The first level of combatives is taught at basic training, officer candidate school and virtually every other career course soldiers take. From there, it is often up to them to continue to ask for additional training, and it can be used as part of their promotion system, just like taking college classes.
Granted, if a soldier ends up in hand-to-hand combat without a weapon, things have probably gone very wrong. Indeed, the first lesson of Army combatives goes like this: The winner of the hand-to-hand fight in combat is the one whose buddy shows up first with a gun.
Still, proponents say soldiers need to learn enough skills so they don’t wonder what to do if they end up in that situation.
“Punching and getting punched desensitizes soldiers so that they don’t get into a fight for the first time in combat,” Chappelle said.
Donald Thatcher, a 26-year-old specialist, had never been in a fight before joining the Army.
Not even a schoolyard scrap.
But he has taken to the violence well. He won his weight class at last year’s Fort Hood tournament and finished fourth this year.
“I just had the ability to absorb what they’re teaching,” he said. “And I’m very competitive. Whatever I’m going to do, I’m going to aggressively try to achieve the goal.”
Getting in the tournament is not for the weak of heart.

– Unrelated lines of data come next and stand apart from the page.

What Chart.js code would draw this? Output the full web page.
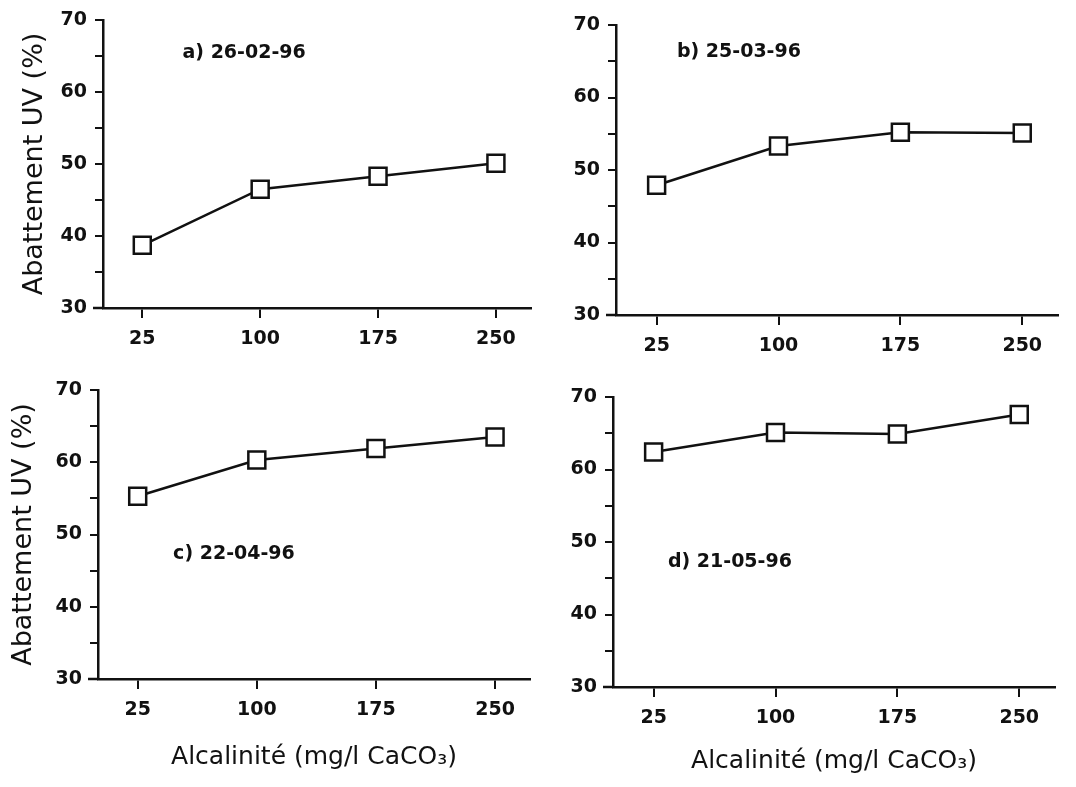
<!DOCTYPE html>
<html>
<head>
<meta charset="utf-8">
<script src="https://cdn.jsdelivr.net/npm/chart.js@4"></script>
<style>
  body { margin: 0; background: #fff; }
  #fig { position: relative; width: 1076px; height: 787px; }
  #fig canvas { position: absolute; }
</style>
</head>
<body>
<div id="fig">
  <canvas id="cA" width="545" height="385" style="left:0;top:0"></canvas>
  <canvas id="cB" width="531" height="385" style="left:545px;top:0"></canvas>
  <canvas id="cC" width="545" height="427" style="left:0;top:360px"></canvas>
  <canvas id="cD" width="531" height="427" style="left:545px;top:360px"></canvas>
</div>
<script>
// alkalinity steps (mg/l CaCO3) and UV removal (%) for each sampling date
const alkalinity = [25, 100, 175, 250];
const abatA = [38.7, 46.5, 48.3, 50.1];
const abatB = [47.9, 53.3, 55.2, 55.1];
const abatC = [55.3, 60.3, 61.9, 63.5];
const abatD = [62.4, 65.1, 64.9, 67.6];
const dates = ['a) 26-02-96', 'b) 25-03-96', 'c) 22-04-96', 'd) 21-05-96'];

const yTitle = 'Abattement UV (%)';
const xTitle = 'Alcalinité (mg/l CaCO₃)';

const ink = '#111';
const face = '"DejaVu Sans", sans-serif';

// canvas box [left, top, w, h] and plot area [left, top, right, bottom] in page px
const panels = [
  { id: 'cA', values: abatA, tag: dates[0], tagAt: [50.6, 65.4], box: [0, 0, 545, 385],   area: [103, 20, 533, 308], xH: 50,  yTitlePad: 19 },
  { id: 'cB', values: abatB, tag: dates[1], tagAt: [37.5, 66.3], box: [545, 0, 531, 385], area: [616, 25, 1058, 315], xH: 50 },
  { id: 'cC', values: abatC, tag: dates[2], tagAt: [47.3, 47.3], box: [0, 360, 545, 427], area: [98, 390, 530, 679], xH: 108, yTitlePad: 8, xTitlePad: 15 },
  { id: 'cD', values: abatD, tag: dates[3], tagAt: [33.8, 47.2], box: [545, 360, 531, 427], area: [613, 397, 1055, 687], xH: 100, xTitlePad: 11 }
];

// date tag inside the plot + short stub of the x axis left of the y axis
const panelTag = {
  id: 'panelTag',
  afterDraw(chart, args, opts) {
    const { ctx, chartArea, scales: { x, y } } = chart;
    ctx.save();
    ctx.strokeStyle = ink;
    ctx.lineWidth = 2.5;
    ctx.beginPath();
    ctx.moveTo(chartArea.left - 10, chartArea.bottom);
    ctx.lineTo(chartArea.left, chartArea.bottom);
    ctx.stroke();
    ctx.fillStyle = ink;
    ctx.font = 'bold 19px ' + face;
    ctx.textBaseline = 'middle';
    ctx.fillText(opts.text, x.getPixelForValue(opts.x), y.getPixelForValue(opts.y));
    ctx.restore();
  }
};

panels.forEach(p => {
  const [bl, bt, bw, bh] = p.box;
  const [al, at, ar, ab] = p.area;
  const yW = al - bl;

  new Chart(document.getElementById(p.id), {
    type: 'line',
    data: {
      datasets: [{
        data: alkalinity.map((v, i) => ({ x: v, y: p.values[i] })),
        borderColor: ink,
        borderWidth: 2.5,
        pointStyle: 'rect',
        pointRadius: 12,
        pointBorderWidth: 2.5,
        pointBorderColor: ink,
        pointBackgroundColor: '#fff',
        tension: 0
      }]
    },
    options: {
      responsive: false,
      animation: false,
      events: [],
      layout: {
        padding: { left: 0, top: at - bt, right: bl + bw - ar, bottom: bt + bh - ab - p.xH }
      },
      plugins: {
        legend: { display: false },
        tooltip: { enabled: false },
        panelTag: { text: p.tag, x: p.tagAt[0], y: p.tagAt[1] }
      },
      scales: {
        x: {
          type: 'linear',
          min: 0,
          max: 272,
          afterBuildTicks: s => { s.ticks = alkalinity.map(v => ({ value: v })); },
          afterFit: s => { s.height = p.xH; },
          grid: { drawOnChartArea: false, tickLength: 10, color: ink, lineWidth: 2 },
          border: { color: ink, width: 2.5 },
          ticks: { color: ink, font: { family: face, size: 19, weight: 'bold' }, padding: 10, maxRotation: 0 },
          title: {
            display: p.xTitlePad !== undefined,
            text: xTitle,
            color: ink,
            font: { family: face, size: 25 },
            padding: { top: 0, bottom: p.xTitlePad || 0 }
          }
        },
        y: {
          min: 30,
          max: 70,
          afterFit: s => { s.width = yW; },
          grid: { drawOnChartArea: false, tickLength: 8, color: ink, lineWidth: 2 },
          border: { color: ink, width: 2.5 },
          ticks: {
            stepSize: 5,
            color: ink,
            font: { family: face, size: 19, weight: 'bold' },
            padding: 8,
            callback: v => (v % 10 === 0 ? v : '')
          },
          title: {
            display: p.yTitlePad !== undefined,
            text: yTitle,
            color: ink,
            font: { family: face, size: 27 },
            padding: { top: p.yTitlePad || 0, bottom: 0 }
          }
        }
      }
    },
    plugins: [panelTag]
  });
});
</script>
</body>
</html>
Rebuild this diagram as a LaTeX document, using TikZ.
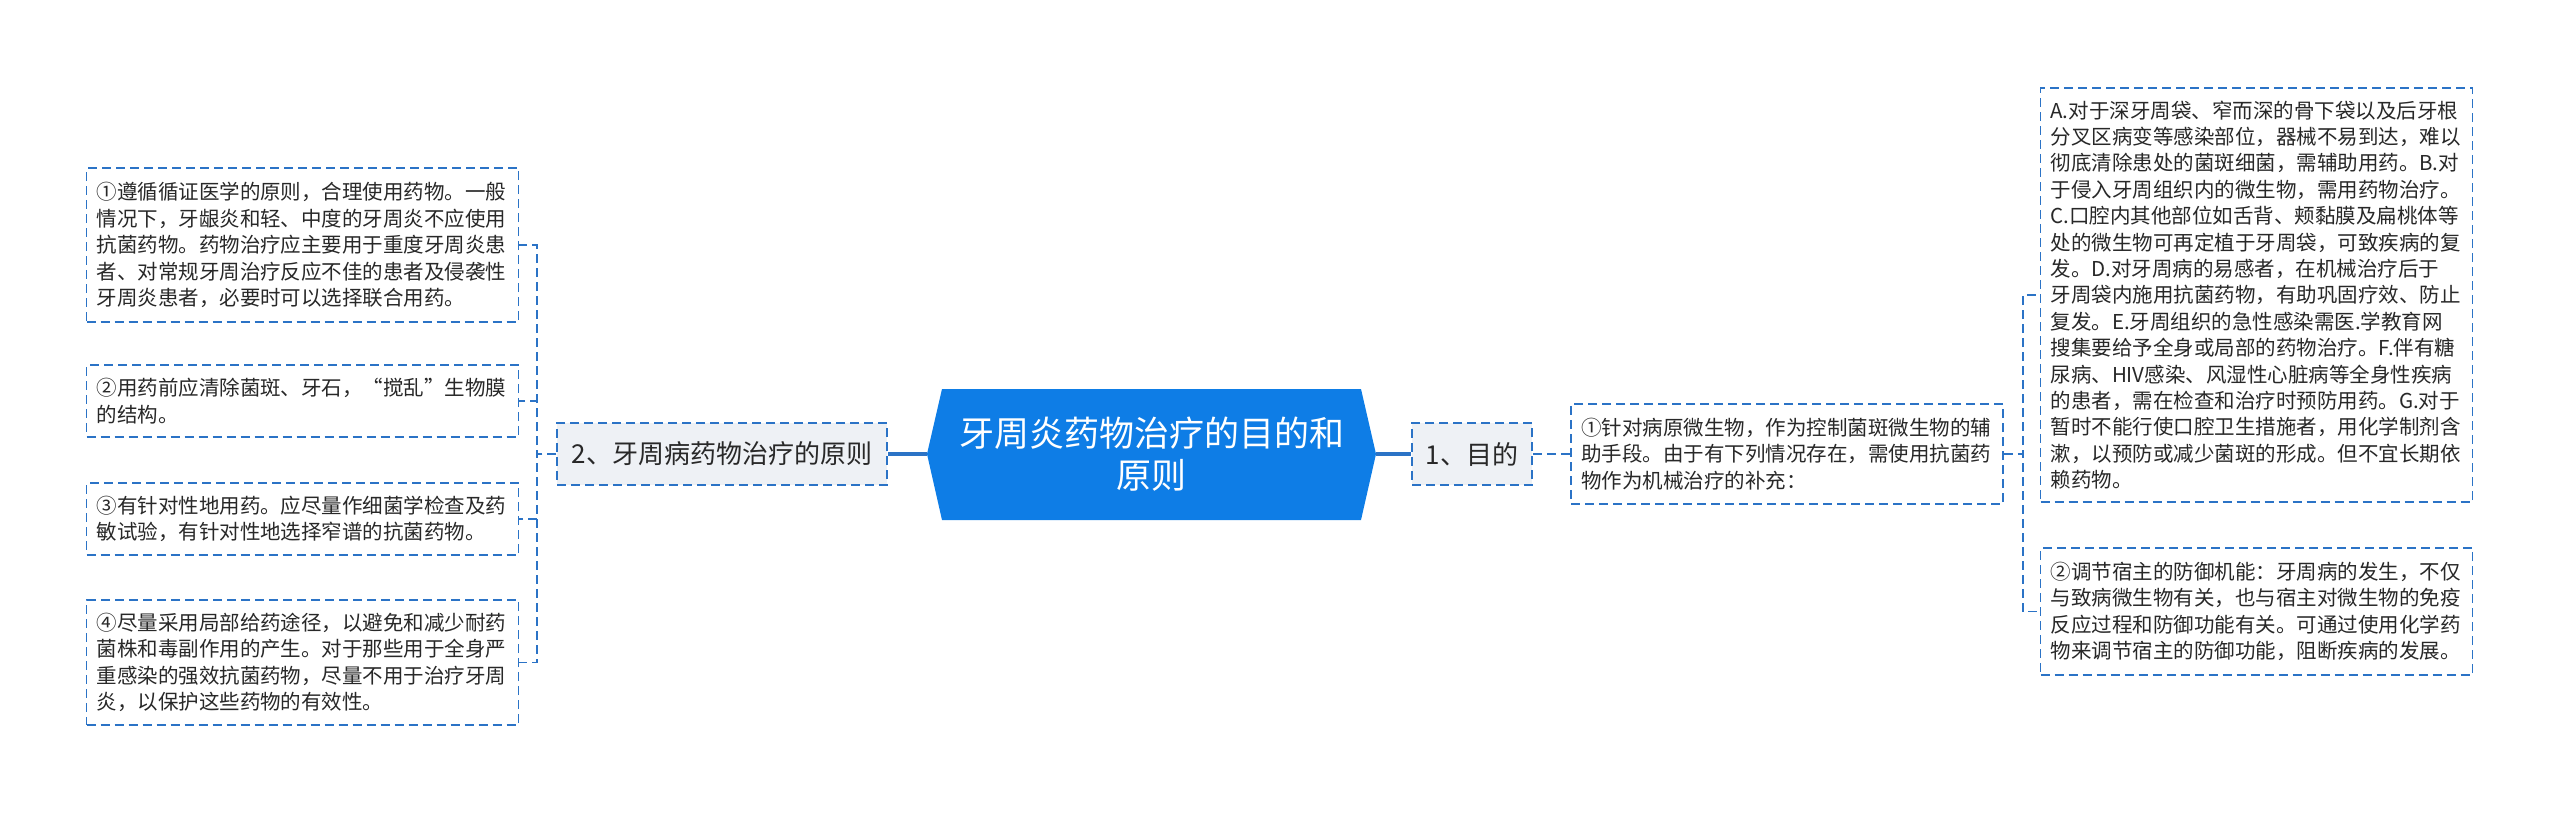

“One guy broke his hand pretty bad,” said Capt. Jon Norquist, an officer in the 3rd Armored Cavalry Regiment who ran the tournament. “We evac’ed one guy because he might have broken a rib. We’ve had a few dislocated arms and shoulders.”
Certainly no one questioned the heart of Sheritan Burns, a 23-year-old who became a crowd favorite as she made it all the way to the semifinals.
Mind you, there is no women’s bracket.
All of 5 feet and maybe 100 pounds, she defeated three women and one man to reach the semifinals.
“She destroyed him,” Norquist said. “People are into the women fighting. Everybody was screaming for her.”
A former high school wrestler, Burns always tried to get her opponents on the mat early. But in the semis, facing a taller man, she got pounded early and often in the face and never recovered.
Burns submitted before the first round was over.
“That was the first time I’ve ever been punched in the face like that,” she said, her left eye all but completely closed. “You know how they say you see stars? I saw stars. It hurt.”
Some of the competitors, though, seemed to enjoy the pain, both giving and receiving it.
Nichols, only a few weeks back from 12 months in Iraq, considered the fights a great dose of stress relief.
“It’s a pretty controlled environment,” he said, “and nobody is here to hurt each other. I’m glad the Army is doing this. We need some more stress relievers.”
At that, he went out and beat his opponent in one of the best fights of the day, forcing the referee to step in and shield his opponent from any more blows.
Nichols pounded his chest and spit out his mouthpiece.
Then, like any good medic, he leaned down on one knee to help the other soldier up.